*Work to complete:*
Please take the entries below from the first line through the line containing "ax.tick_params(axis='y', pad=6)" and repeat them exactly, leaving out everything after.
[start]
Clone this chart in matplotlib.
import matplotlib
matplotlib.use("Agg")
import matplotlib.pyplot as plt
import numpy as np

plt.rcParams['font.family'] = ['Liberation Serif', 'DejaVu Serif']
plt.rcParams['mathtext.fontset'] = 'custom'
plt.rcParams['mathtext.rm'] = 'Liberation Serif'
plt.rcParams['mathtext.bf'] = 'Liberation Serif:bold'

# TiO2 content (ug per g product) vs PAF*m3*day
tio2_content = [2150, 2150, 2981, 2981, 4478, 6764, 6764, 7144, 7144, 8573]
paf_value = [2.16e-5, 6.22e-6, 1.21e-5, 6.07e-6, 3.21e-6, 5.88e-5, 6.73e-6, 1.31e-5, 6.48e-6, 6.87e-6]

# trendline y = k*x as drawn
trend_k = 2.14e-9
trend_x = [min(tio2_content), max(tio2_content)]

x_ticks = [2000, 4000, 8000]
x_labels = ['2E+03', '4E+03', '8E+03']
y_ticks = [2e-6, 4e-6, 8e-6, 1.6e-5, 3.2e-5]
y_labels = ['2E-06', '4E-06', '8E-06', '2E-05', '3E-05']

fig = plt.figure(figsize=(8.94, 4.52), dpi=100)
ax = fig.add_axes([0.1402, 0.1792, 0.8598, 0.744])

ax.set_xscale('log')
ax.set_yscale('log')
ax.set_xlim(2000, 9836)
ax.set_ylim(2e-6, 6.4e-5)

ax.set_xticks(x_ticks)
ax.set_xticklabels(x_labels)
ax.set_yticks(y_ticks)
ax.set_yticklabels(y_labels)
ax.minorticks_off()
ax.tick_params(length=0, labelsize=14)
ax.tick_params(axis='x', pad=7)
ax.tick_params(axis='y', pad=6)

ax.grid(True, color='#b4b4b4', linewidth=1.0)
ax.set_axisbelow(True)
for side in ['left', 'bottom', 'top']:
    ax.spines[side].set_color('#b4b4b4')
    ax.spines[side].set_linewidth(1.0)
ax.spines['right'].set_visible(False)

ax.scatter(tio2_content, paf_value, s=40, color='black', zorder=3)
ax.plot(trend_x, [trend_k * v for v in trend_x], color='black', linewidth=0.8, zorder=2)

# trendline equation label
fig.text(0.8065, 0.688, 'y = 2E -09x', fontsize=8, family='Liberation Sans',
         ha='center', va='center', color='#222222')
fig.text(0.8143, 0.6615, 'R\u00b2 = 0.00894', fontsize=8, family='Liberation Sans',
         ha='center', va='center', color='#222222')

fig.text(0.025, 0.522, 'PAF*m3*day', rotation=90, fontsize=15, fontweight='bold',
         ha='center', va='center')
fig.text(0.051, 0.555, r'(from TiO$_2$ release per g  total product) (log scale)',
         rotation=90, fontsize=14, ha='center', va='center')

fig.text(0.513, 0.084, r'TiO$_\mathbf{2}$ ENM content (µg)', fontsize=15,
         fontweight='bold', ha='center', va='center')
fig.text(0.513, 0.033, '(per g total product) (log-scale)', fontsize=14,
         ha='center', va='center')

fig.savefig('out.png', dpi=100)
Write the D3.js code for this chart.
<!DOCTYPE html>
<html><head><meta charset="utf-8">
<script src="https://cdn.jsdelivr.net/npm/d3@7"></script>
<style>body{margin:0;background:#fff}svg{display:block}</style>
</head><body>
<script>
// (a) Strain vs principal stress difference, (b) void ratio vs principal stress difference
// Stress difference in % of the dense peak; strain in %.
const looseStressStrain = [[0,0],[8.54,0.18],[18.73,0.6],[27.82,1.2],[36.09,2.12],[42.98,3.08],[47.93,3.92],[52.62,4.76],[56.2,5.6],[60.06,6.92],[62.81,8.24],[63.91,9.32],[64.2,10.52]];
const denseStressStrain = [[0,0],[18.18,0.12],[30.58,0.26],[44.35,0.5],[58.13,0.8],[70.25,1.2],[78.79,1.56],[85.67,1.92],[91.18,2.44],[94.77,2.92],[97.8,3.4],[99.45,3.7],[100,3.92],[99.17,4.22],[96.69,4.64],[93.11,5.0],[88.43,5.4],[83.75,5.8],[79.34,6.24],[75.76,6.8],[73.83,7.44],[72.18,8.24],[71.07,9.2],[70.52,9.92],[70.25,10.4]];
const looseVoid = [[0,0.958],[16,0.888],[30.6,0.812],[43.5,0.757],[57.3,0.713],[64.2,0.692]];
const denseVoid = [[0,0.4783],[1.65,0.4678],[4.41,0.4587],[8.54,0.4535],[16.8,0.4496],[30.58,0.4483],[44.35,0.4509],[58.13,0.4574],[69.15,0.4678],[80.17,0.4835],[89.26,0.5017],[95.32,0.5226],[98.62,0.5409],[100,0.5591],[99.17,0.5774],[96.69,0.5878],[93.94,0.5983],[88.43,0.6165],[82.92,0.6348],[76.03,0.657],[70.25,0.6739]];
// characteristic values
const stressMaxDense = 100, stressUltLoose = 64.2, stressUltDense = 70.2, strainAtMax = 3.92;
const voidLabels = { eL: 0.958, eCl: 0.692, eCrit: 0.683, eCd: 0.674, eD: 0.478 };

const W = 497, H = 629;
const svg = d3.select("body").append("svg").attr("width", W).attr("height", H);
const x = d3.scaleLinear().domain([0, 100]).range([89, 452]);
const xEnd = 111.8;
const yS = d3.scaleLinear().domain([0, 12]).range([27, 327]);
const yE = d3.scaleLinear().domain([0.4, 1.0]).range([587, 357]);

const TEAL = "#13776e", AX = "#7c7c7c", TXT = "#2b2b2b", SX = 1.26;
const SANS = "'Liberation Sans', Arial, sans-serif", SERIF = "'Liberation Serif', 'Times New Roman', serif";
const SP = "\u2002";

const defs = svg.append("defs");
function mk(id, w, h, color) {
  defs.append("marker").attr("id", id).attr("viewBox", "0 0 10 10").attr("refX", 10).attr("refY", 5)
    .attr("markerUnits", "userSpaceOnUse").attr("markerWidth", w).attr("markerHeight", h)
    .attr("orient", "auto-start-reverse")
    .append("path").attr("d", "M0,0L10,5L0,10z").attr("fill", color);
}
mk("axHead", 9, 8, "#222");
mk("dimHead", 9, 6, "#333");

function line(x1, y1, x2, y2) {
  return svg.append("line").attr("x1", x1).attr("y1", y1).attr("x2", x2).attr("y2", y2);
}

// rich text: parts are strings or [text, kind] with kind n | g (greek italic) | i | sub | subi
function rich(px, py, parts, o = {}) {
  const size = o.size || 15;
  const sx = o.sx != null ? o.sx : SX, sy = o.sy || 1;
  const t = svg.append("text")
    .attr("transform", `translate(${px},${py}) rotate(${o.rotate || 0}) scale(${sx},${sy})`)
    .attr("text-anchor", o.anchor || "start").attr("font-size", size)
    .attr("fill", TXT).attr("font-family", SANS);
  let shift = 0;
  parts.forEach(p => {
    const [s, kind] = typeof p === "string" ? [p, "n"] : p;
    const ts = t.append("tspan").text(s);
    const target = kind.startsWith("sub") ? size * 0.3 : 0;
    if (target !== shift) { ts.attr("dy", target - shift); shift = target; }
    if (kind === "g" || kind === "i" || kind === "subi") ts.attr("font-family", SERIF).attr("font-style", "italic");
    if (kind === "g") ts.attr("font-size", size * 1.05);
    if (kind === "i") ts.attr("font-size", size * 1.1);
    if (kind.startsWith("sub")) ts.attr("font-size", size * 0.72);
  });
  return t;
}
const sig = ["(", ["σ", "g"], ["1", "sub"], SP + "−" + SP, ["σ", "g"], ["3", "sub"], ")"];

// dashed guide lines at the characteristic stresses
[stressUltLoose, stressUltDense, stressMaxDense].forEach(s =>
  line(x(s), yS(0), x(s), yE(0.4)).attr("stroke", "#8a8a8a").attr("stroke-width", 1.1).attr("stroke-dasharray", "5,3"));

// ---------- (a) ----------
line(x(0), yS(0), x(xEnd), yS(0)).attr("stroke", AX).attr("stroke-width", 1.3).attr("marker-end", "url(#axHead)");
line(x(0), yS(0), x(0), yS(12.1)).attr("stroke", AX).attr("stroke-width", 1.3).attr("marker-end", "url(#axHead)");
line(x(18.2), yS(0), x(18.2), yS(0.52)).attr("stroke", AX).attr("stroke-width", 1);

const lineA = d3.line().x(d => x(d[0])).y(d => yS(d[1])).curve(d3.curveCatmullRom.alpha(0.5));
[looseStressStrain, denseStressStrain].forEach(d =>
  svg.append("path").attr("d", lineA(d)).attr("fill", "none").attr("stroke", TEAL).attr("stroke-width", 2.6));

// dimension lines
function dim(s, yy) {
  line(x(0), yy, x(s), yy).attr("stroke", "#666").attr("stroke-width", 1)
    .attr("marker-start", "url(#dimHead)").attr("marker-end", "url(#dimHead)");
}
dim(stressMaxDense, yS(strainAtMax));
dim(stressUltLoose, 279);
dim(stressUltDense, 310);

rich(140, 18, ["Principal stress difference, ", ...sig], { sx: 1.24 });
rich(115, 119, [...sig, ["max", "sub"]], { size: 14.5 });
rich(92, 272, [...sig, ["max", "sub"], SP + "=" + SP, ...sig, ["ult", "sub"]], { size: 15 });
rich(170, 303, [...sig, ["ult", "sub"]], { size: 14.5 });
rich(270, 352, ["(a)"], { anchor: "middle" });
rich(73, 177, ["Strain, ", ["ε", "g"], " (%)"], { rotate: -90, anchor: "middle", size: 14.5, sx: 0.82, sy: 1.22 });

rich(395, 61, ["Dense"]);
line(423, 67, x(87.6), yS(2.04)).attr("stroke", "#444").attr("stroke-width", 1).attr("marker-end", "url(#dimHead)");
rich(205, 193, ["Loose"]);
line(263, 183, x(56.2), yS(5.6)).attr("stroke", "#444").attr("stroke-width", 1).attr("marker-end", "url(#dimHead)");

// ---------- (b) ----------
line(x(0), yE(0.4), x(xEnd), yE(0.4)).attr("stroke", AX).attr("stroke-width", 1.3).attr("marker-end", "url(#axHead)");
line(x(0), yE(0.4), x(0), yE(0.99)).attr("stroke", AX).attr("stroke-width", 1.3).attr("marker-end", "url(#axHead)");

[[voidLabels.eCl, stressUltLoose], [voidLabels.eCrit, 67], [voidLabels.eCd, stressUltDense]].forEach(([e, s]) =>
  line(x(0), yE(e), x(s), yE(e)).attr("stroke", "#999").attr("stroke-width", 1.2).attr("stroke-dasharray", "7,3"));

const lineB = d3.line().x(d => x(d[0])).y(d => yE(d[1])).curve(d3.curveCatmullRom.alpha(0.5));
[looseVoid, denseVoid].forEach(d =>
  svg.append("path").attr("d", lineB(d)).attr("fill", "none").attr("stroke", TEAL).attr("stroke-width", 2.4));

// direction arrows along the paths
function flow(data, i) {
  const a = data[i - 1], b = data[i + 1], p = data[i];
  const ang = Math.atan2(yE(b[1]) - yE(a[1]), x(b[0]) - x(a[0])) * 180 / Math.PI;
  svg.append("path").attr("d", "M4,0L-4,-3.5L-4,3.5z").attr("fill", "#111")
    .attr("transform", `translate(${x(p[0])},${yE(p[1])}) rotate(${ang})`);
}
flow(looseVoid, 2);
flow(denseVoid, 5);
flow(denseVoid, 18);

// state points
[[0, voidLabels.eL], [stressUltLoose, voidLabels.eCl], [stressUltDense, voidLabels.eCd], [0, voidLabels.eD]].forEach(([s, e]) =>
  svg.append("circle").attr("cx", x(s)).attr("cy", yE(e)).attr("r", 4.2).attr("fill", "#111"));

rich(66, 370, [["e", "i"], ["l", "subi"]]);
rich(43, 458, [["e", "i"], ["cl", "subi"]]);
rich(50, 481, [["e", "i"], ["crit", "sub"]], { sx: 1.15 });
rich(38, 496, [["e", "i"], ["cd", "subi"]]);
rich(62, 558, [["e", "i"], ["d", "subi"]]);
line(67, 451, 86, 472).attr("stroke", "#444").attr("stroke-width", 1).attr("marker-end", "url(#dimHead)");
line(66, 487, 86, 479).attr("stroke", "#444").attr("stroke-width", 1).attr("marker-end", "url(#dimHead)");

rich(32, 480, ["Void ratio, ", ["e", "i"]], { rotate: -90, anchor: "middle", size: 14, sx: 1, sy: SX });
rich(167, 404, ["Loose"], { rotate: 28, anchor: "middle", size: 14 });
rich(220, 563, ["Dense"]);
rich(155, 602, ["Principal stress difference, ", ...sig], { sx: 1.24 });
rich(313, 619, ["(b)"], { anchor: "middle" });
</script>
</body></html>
[end]
*Answer for this exercise:*
Clone this chart in matplotlib.
import matplotlib
matplotlib.use("Agg")
import matplotlib.pyplot as plt
import numpy as np

plt.rcParams['font.family'] = ['Liberation Serif', 'DejaVu Serif']
plt.rcParams['mathtext.fontset'] = 'custom'
plt.rcParams['mathtext.rm'] = 'Liberation Serif'
plt.rcParams['mathtext.bf'] = 'Liberation Serif:bold'

# TiO2 content (ug per g product) vs PAF*m3*day
tio2_content = [2150, 2150, 2981, 2981, 4478, 6764, 6764, 7144, 7144, 8573]
paf_value = [2.16e-5, 6.22e-6, 1.21e-5, 6.07e-6, 3.21e-6, 5.88e-5, 6.73e-6, 1.31e-5, 6.48e-6, 6.87e-6]

# trendline y = k*x as drawn
trend_k = 2.14e-9
trend_x = [min(tio2_content), max(tio2_content)]

x_ticks = [2000, 4000, 8000]
x_labels = ['2E+03', '4E+03', '8E+03']
y_ticks = [2e-6, 4e-6, 8e-6, 1.6e-5, 3.2e-5]
y_labels = ['2E-06', '4E-06', '8E-06', '2E-05', '3E-05']

fig = plt.figure(figsize=(8.94, 4.52), dpi=100)
ax = fig.add_axes([0.1402, 0.1792, 0.8598, 0.744])

ax.set_xscale('log')
ax.set_yscale('log')
ax.set_xlim(2000, 9836)
ax.set_ylim(2e-6, 6.4e-5)

ax.set_xticks(x_ticks)
ax.set_xticklabels(x_labels)
ax.set_yticks(y_ticks)
ax.set_yticklabels(y_labels)
ax.minorticks_off()
ax.tick_params(length=0, labelsize=14)
ax.tick_params(axis='x', pad=7)
ax.tick_params(axis='y', pad=6)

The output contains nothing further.